• [INFORMATION SHOWN]:
---

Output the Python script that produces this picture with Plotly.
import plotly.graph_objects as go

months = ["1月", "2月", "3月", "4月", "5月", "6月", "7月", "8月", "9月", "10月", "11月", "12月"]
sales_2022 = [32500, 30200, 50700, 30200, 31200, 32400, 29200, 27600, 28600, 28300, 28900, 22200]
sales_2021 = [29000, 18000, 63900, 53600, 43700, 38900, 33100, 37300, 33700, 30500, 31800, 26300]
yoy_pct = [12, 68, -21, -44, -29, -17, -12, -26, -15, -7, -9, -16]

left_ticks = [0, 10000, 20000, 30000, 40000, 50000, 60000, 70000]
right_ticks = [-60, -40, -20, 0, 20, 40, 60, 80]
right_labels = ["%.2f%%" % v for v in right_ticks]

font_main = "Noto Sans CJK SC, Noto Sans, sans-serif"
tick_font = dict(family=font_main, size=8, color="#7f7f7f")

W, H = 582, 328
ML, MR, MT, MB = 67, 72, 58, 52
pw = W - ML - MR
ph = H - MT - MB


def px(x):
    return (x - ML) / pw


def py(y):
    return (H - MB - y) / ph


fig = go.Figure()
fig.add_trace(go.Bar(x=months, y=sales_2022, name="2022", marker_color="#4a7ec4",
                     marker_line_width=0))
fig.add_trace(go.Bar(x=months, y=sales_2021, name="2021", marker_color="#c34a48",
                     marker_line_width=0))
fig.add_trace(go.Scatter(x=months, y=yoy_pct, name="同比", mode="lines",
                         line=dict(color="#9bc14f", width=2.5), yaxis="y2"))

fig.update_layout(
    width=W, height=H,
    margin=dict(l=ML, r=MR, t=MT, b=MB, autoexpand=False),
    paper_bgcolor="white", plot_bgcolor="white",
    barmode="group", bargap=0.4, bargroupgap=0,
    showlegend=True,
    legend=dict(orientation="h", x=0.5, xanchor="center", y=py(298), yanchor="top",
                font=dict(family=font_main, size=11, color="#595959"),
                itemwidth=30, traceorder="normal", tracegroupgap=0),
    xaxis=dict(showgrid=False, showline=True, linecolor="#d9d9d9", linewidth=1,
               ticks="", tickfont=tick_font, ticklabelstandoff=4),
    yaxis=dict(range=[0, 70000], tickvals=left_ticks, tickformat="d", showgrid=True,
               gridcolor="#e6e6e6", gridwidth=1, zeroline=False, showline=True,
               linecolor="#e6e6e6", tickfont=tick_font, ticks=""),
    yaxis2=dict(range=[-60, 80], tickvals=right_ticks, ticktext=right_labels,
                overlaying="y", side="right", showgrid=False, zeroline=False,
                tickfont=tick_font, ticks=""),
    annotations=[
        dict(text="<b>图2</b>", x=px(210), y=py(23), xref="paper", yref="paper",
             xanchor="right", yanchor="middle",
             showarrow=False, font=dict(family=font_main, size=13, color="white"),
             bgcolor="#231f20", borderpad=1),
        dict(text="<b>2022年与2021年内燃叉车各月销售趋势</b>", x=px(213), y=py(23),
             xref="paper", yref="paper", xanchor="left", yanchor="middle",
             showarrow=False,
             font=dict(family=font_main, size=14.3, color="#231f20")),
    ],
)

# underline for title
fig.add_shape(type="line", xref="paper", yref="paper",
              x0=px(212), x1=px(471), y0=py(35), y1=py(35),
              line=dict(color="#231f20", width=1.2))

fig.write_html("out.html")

---

• [TASK REQUIREMENTS]:
Take the lines above from the first through the one containing "import plotly.graph_objects as go" and reproduce them exactly; include nothing else.

• [ANSWER TO THE EXERCISE]:
Output the Python script that produces this picture with Plotly.
import plotly.graph_objects as go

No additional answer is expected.